YOUR GOAL.
Write out the listing, please, but only from its first line through the line containing "import plotly.graph_objects as go", exactly as given and without pictures.

● ● ● ● ●

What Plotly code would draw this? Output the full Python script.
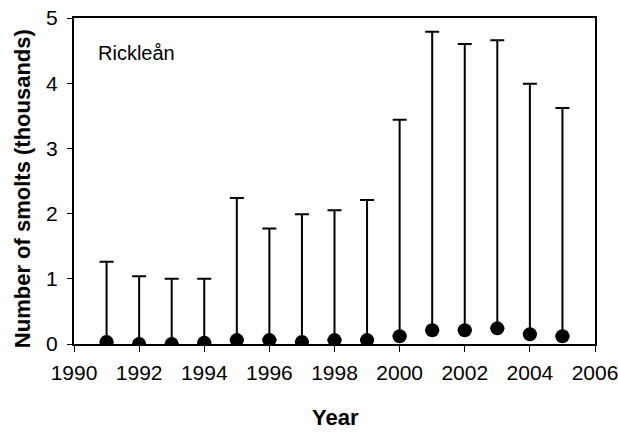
import plotly.graph_objects as go

# Annual smolt estimates for Rickleån (thousands) with upper confidence limits
years = [1991, 1992, 1993, 1994, 1995, 1996, 1997, 1998, 1999, 2000, 2001, 2002, 2003, 2004, 2005]
estimate = [0.03, 0.0, 0.0, 0.02, 0.06, 0.06, 0.03, 0.06, 0.06, 0.12, 0.21, 0.21, 0.24, 0.15, 0.12]
upper_limit = [1.26, 1.04, 1.0, 1.0, 2.24, 1.77, 1.99, 2.05, 2.21, 3.44, 4.79, 4.60, 4.66, 3.99, 3.62]

x_ticks = [1990, 1992, 1994, 1996, 1998, 2000, 2002, 2004, 2006]
y_ticks = [0, 1, 2, 3, 4, 5]

upper_err = [u - e for u, e in zip(upper_limit, estimate)]

FONT = "Liberation Sans, Arial, sans-serif"

fig = go.Figure()
fig.add_trace(go.Scatter(
    x=years,
    y=estimate,
    mode="markers",
    marker=dict(color="black", size=14),
    error_y=dict(
        type="data",
        symmetric=False,
        array=upper_err,
        arrayminus=[0] * len(years),
        color="black",
        thickness=2,
        width=7,
    ),
    showlegend=False,
))

fig.update_layout(
    width=618,
    height=432,
    autosize=False,
    margin=dict(l=74, r=23, t=18, b=88, pad=0),
    paper_bgcolor="white",
    plot_bgcolor="white",
    font=dict(family=FONT, size=21, color="black"),
    xaxis=dict(
        range=[1990, 2006],
        tickvals=x_ticks,
        ticktext=[str(t) for t in x_ticks],
        showgrid=False,
        zeroline=False,
        showline=True,
        linecolor="black",
        linewidth=2,
        mirror=True,
        ticks="outside",
        ticklen=6,
        tickwidth=1,
        tickcolor="black",
        tickfont=dict(size=21),
        ticklabelstandoff=3,
        ticklabeloverflow="allow",
        automargin=False,
    ),
    yaxis=dict(
        range=[0, 5],
        tickvals=y_ticks,
        showgrid=False,
        zeroline=False,
        showline=True,
        linecolor="black",
        linewidth=2,
        mirror=True,
        ticks="outside",
        ticklen=5,
        tickwidth=1,
        tickcolor="black",
        tickfont=dict(size=21),
        ticklabelstandoff=5,
        ticklabeloverflow="allow",
        automargin=False,
    ),
    annotations=[
        dict(text="Rickleån", xref="paper", yref="paper", x=0.042, y=0.893,
             xanchor="left", yanchor="middle", showarrow=False,
             font=dict(size=20)),
        dict(text="<b>Year</b>", xref="paper", yref="paper", x=0.502, y=-0.224,
             xanchor="center", yanchor="middle", showarrow=False,
             font=dict(size=22)),
        dict(text="<b>Number of smolts (thousands)</b>", xref="paper", yref="paper",
             x=-0.0998, y=0.475, xanchor="center", yanchor="middle", textangle=-90,
             showarrow=False, font=dict(size=22)),
    ],
)

fig.write_html("out.html")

● ● ● ● ●

OUTPUT FOR THIS TASK.
What Plotly code would draw this? Output the full Python script.
import plotly.graph_objects as go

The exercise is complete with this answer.